Cassandra's Impact on Autistic Victims of Domestic Violence
Posted May 06 2009 12:38pm
Much of the criticism surrounding the faux Cassandra disorder invented by Maxine Aston, wherein she claims that being in a romantic relationship with an autistic person causes psychological harm to a non-autistic partner, has focused on the efforts of associated hate groups such as FAAAS to stereotype autistics as violent and unfit for family life. This false portrayal reflects a longstanding prejudice, recently addressed by ASAN President Ari Ne'eman, that people with disabilities are "inherently unfit as spouses or parents." To the extent this baseless prejudice is given credence by family law judges and social workers, it endangers the basic human right to marry and raise children. I received an e-mail just this morning, discussing the Cassandra scam and the harm caused by disability stereotypes, from a woman who wrote that "until I was 24 I wouldn't have been allowed to get married in many states in the USA. Why? Because I am epileptic."
Such stereotypes can be especially dangerous to autistic victims of domestic violence. Like other people with disabilities, many autistic people who are victims of abusive relationships are particularly vulnerable and may have great difficulty escaping from a life-threatening situation. If, because of the bigoted stereotype that the autistic partner is always to blame for family problems, an abused autistic's cries for help go unanswered, this could result in her death at the hands of her abuser. The feminist disability rights group F.R.I.D.A. points out that domestic violence against women with disabilities is widespread and that much more action needs to be taken to stop it. (For those of my readers who are in Illinois, there will be a F.R.I.D.A. rally at the State Capitol in Springfield on May 22, 2009, from 1:00 to 5:00 PM, addressing the issue of domestic violence against women with disabilities; please consider attending the rally to show your support if you can do so.)
I have reprinted below, with permission, a statement from an autistic woman who wrote of her struggle to escape a violent marriage and how difficult it was for her to explain the abuse to others. Fortunately, she was able to escape safely and to find people to help her. Others in her situation have not been so lucky.

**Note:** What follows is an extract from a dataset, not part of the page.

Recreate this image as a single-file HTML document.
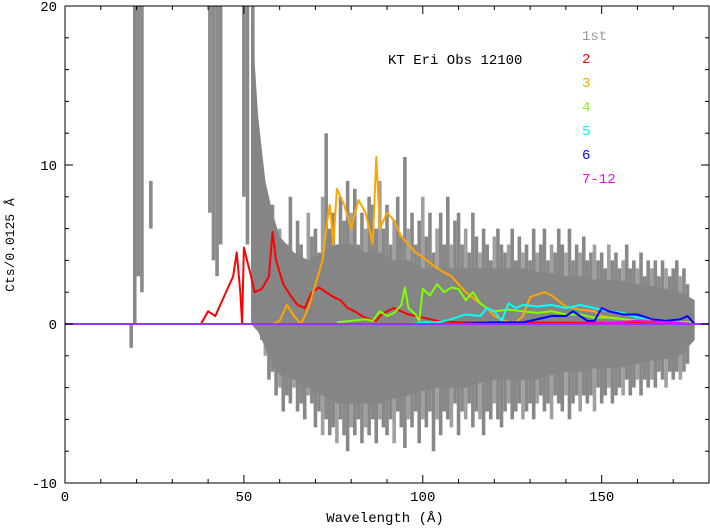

I am having a very hard time explaining why I stayed so long, etc., because NTs do not seem to understand why a person with my apparent intelligence believed so many lies. I know this is a common thing among battered women, but trying to explain how an abuser would manipulate an intelligent woman's gullibility and social anxiety so well is very hard any time I have to deal with anyone who is not experienced with autistics or battered women in general. He is already using my inability to process information quickly to manipulate the court process by changing potential settlements at the last minute, while we are in court, so that I can't comprehend them in a meaningful way while I am on a time limit to sign. I have a very good attorney (legal aid turned us down so I had to pay for my own which is going to be very problematic financially since having a very good one is crucial and not cheap). We are very lucky to have one CPS finding against him and irrefutable evidence of infidelity (which is more useful than undocumented testimony about physical abuse, since he is of course lying about the extent of the abuse and trying to take advantage of the fact that the children are too young to go to court).
I am astounded by the lack of information on abuse against autistic partners right now and so saddened by the whole "cassandra" myth. My husband used my quirks as excuses for beating and cheating on me although from his perspective, having a wife who was afraid of conflict, absolutely faithful, very easy to lie to, easy to isolate so that no one else would know about the abuse and report it, and unable to conceal anything (including hidden bank accounts that I tried unsuccessfully to use to get out), was a huge plus. I have a friend who is a former attorney and battered women's advocate and is trying to help me communicate with my lawyer right now, which has been very difficult so far, but I am still very scared. Thankfully we have already gotten an agreement for no unsupervised visitation but it will still be very hard to endure the rest of the proceedings which may last a year or more.
The thing that gets me is that I know that as typical as I am of women on the spectrum in so many ways, I am sure there are a lot of people in my position who are suffering in silence. I was lucky that there are two staff members at the shelter with autistic family members who have helped advocate for me when the group living situation has become unbearable, but I don't know how it is in other shelters and suspect many other autistics in similar situations may not be so lucky.
I will have to look for that book next time I am at the library. It was a Gavin De Becker book that finally helped me read the nonverbal signs well enough to recognize the risk and get out quickly the day that I am sure I would have ended up dead or too injured to get the kids out in time. I continue to think the fact that I managed to find homes for the pets, get access to the car (I have never been allowed to have my own), and get the kids out of the house in less than two hours that day was a miracle.